To do:
Take the entries below and print only the lines from the one with "Write the matplotlib code for this chart." through the one with "ax.yaxis.set_label_coords(-0.086, 0.495)", exactly as they stand, both ends included.

Given information:
☆ ☆ ☆ ☆

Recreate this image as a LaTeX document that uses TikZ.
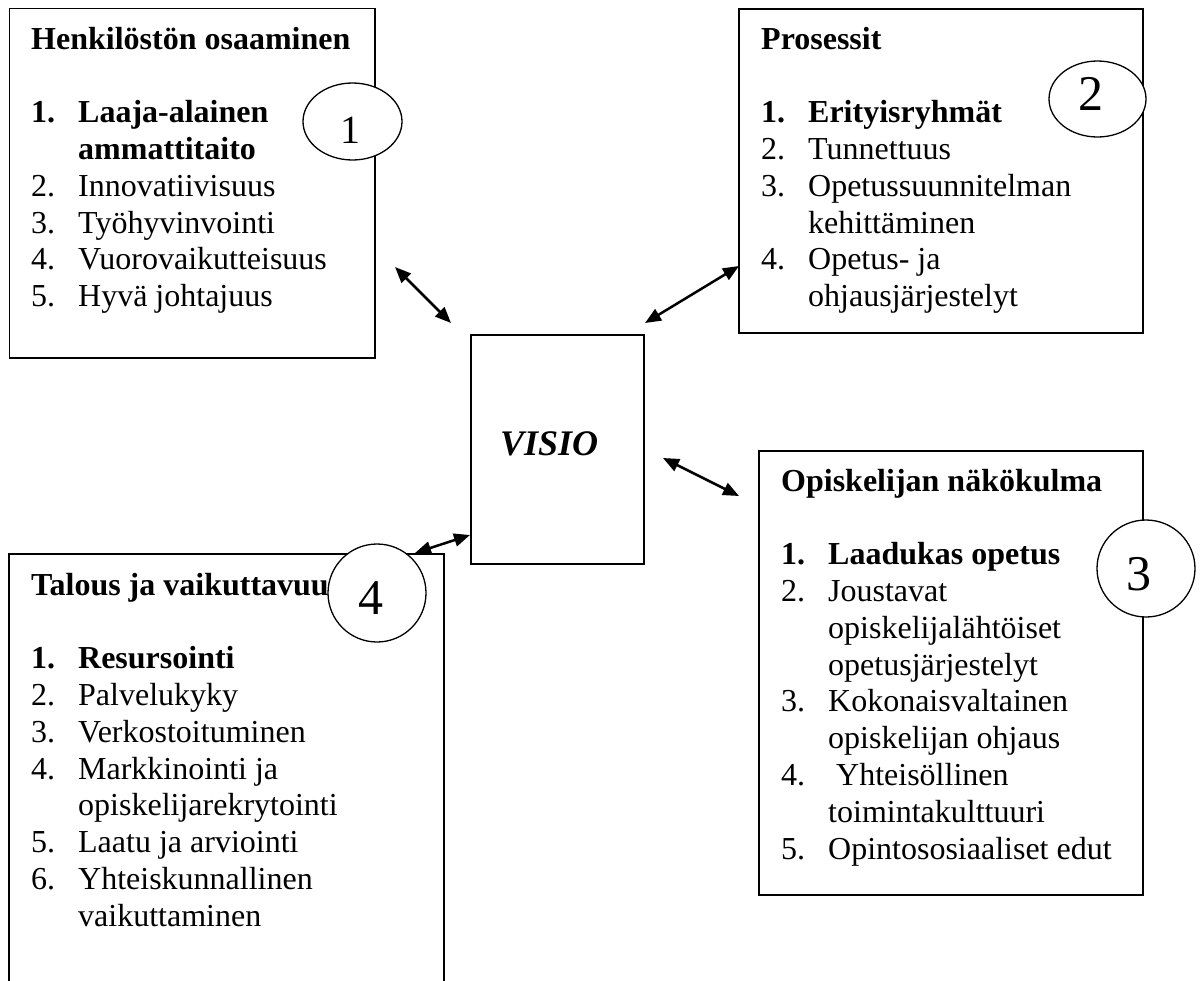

☆ ☆ ☆ ☆

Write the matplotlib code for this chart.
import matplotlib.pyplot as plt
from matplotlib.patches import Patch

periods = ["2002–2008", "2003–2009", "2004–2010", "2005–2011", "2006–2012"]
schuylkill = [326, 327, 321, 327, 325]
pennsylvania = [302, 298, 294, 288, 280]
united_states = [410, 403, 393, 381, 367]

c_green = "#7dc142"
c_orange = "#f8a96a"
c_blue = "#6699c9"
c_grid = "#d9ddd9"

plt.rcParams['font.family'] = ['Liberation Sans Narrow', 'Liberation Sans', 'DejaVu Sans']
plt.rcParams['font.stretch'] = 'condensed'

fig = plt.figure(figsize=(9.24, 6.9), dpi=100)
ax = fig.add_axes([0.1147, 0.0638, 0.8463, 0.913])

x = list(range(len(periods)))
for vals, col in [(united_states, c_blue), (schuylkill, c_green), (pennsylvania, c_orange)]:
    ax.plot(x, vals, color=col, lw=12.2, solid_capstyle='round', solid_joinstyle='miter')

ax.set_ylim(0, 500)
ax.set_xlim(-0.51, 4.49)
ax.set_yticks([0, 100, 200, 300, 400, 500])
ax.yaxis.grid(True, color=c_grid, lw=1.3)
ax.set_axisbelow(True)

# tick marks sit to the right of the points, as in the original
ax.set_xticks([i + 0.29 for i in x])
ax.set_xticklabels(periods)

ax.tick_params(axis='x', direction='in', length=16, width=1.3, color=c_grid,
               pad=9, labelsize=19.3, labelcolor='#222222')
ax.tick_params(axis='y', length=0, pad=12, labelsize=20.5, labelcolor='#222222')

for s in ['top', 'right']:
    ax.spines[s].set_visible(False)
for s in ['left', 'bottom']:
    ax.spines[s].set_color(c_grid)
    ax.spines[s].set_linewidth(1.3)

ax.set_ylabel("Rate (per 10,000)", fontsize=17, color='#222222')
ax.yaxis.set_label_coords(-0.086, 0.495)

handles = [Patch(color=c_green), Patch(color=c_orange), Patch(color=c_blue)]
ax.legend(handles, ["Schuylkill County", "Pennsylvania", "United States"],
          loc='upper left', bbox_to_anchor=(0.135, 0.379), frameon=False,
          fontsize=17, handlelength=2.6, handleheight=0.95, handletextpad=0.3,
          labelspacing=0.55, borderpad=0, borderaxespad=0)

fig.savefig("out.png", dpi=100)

☆ ☆ ☆ ☆

Exercise solution:
Write the matplotlib code for this chart.
import matplotlib.pyplot as plt
from matplotlib.patches import Patch

periods = ["2002–2008", "2003–2009", "2004–2010", "2005–2011", "2006–2012"]
schuylkill = [326, 327, 321, 327, 325]
pennsylvania = [302, 298, 294, 288, 280]
united_states = [410, 403, 393, 381, 367]

c_green = "#7dc142"
c_orange = "#f8a96a"
c_blue = "#6699c9"
c_grid = "#d9ddd9"

plt.rcParams['font.family'] = ['Liberation Sans Narrow', 'Liberation Sans', 'DejaVu Sans']
plt.rcParams['font.stretch'] = 'condensed'

fig = plt.figure(figsize=(9.24, 6.9), dpi=100)
ax = fig.add_axes([0.1147, 0.0638, 0.8463, 0.913])

x = list(range(len(periods)))
for vals, col in [(united_states, c_blue), (schuylkill, c_green), (pennsylvania, c_orange)]:
    ax.plot(x, vals, color=col, lw=12.2, solid_capstyle='round', solid_joinstyle='miter')

ax.set_ylim(0, 500)
ax.set_xlim(-0.51, 4.49)
ax.set_yticks([0, 100, 200, 300, 400, 500])
ax.yaxis.grid(True, color=c_grid, lw=1.3)
ax.set_axisbelow(True)

# tick marks sit to the right of the points, as in the original
ax.set_xticks([i + 0.29 for i in x])
ax.set_xticklabels(periods)

ax.tick_params(axis='x', direction='in', length=16, width=1.3, color=c_grid,
               pad=9, labelsize=19.3, labelcolor='#222222')
ax.tick_params(axis='y', length=0, pad=12, labelsize=20.5, labelcolor='#222222')

for s in ['top', 'right']:
    ax.spines[s].set_visible(False)
for s in ['left', 'bottom']:
    ax.spines[s].set_color(c_grid)
    ax.spines[s].set_linewidth(1.3)

ax.set_ylabel("Rate (per 10,000)", fontsize=17, color='#222222')
ax.yaxis.set_label_coords(-0.086, 0.495)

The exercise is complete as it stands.